La corsa al Quirinale – Nei quartieri spagnoli di Napoli c’è un simpatico signore agli arresti domiciliari che canta dal balcone di casa sua. Calando poi un cestino per rimettersi al buon cuore degli ascoltatori.
Sulle colline di Firenze c’è invece chi scrive lettere, mantenendo così viva una nobile tradizione italica che annovera nomi come Silvio Pellico e Antonio Gramsci. Sta di fatto che la lettera inviata da Verdini a Dell’Utri e Confalonieri è diventata un caso politico, avendo segnato una vera e propria “rottura” nella battaglia intrapresa dal Centrodestra per la conquista del Quirinale.
Solo pochi giorni fa infatti il Centrodestra -riunitosi in conclave- aveva indicato un unico candidato nella persona di Silvio Berlusconi. Sollecitando quest’ultimo a sciogliere quanto prima la riserva. Ed ecco che arriva improvvisamente la lettera verdiniana. La quale suggerisce di fatto al vecchio leader di Forza Italia di farsi da parte. Di incoronare il giovane Matteo Salvini quale “Kings maker” cui lasciare completamente mano libera.
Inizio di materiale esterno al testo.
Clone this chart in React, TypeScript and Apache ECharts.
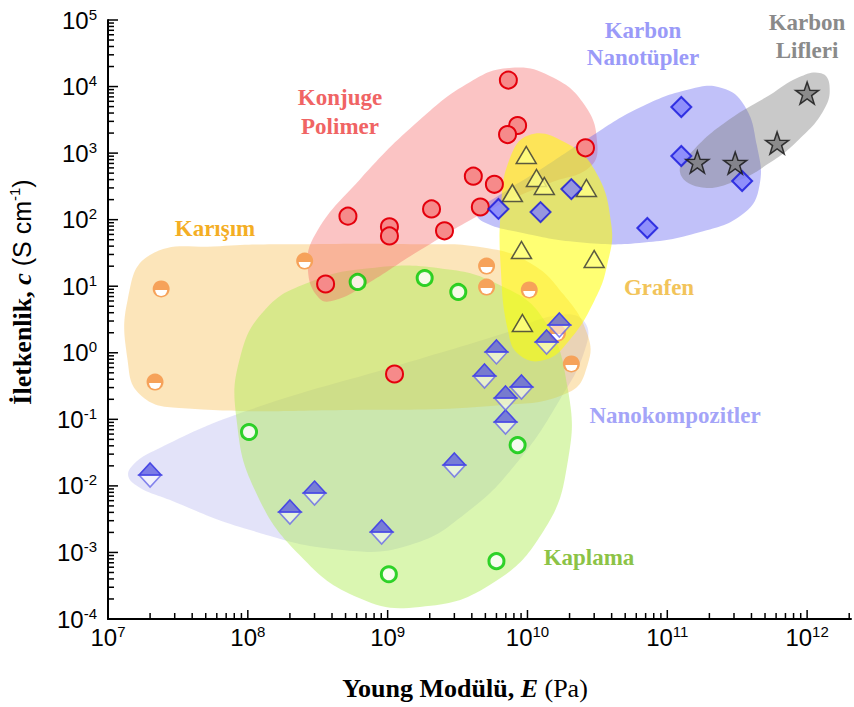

Tant’è che Salvini dichiara subito (e senza bisogno di alcun conclave) di aver già pronta una candidatura che «sarà convincente per tanti, se non per tutti»: Marcello Pera o Letizia Moratti, secondo i cosiddetti bene informati.
Per carità, si tratta di due nomi validissimi. Ma è la strategia a non convincere del tutto. Tanto da suscitare perplessità e qualche sospetto.
Perché convocare la Coalizione inneggiando a Berlusconi Presidente per poi bruciare immediatamente tale candidatura prima ancora che inizino i giuochi a Camere riunite? Perché abbandonare la collegialità della Coalizione per far assumere ad un solo Capo partito il ruolo di “kings maker”? E perché fare tutto questo platealmente, lasciando pervenire alla stampa lettere che presumibilmente dovevano rimanere riservate?
Il centrodestra appare diviso
Il risultato è quello di dare l’immagine di un Centrodestra diviso e disunito. Anche quando è forte nei numeri, e che dichiara una cosa per farne in realtà altre. Certo una mossa del genere può favorire una serie di patteggiamenti, specie col Pd. E difatti si parla già di accordi per un eventuale rimpasto governativo. Teso non tanto a migliorare l’efficienza amministrativa quanto piuttosto ad assicurare l’ingresso di tutti i Capi partito nell’esecutivo.
La qual cosa, dovesse accadere, porterebbe ad una paralisi dell’azione governativa o ad un continuo compromesso al ribasso. Trasformando le riunioni del Consiglio dei Ministri in mini dibattiti parlamentari. Senza contare che tale proposta sembra costruita per imbrigliare o commissariare Mario Draghi. Il che non è proprio quello che serve ad un Paese dalla drammatica situazione economica e sociale.
Insomma, continuando di questo passo, la battaglia del Centrodestra per il Quirinale rischia di farsi alquanto confusa. Peccato.
La verità è che, cambiata la Costituzione materiale (la quale ha visto la figura presidenziale divenire “di parte”, da “notarile” che era), è tempo di affrontare seriamente la questione della elezione diretta del Presidente della Repubblica.
Detto questo e tornando all’attualità, fatico a comprendere perché il Centrodestra, in caso di abbandono della corsa da parte di Silvio Berlusconi, non voglia puntare su Draghi. La cui candidatura metterebbe davvero in difficoltà il Centrosinistra.
Dalla mia parte politica -e cioè dal Centrodestra- avrei francamente desiderato maggiore compattezza, oltre che chiarezza e trasparenza, nella gestione della battaglia quirinalizia.
Che continua invece ad apparire contorta, piena com’è di giuochi ingarbugliati e di giochini più o meno segreti. Con tanti consiglieri interessati che si muovono nell’ombra per fini diversi.
È vero che siamo nella patria del Machiavelli, ma sarebbe bene diffidare dei troppo zelanti imitatori del grande Segretario Fiorentino.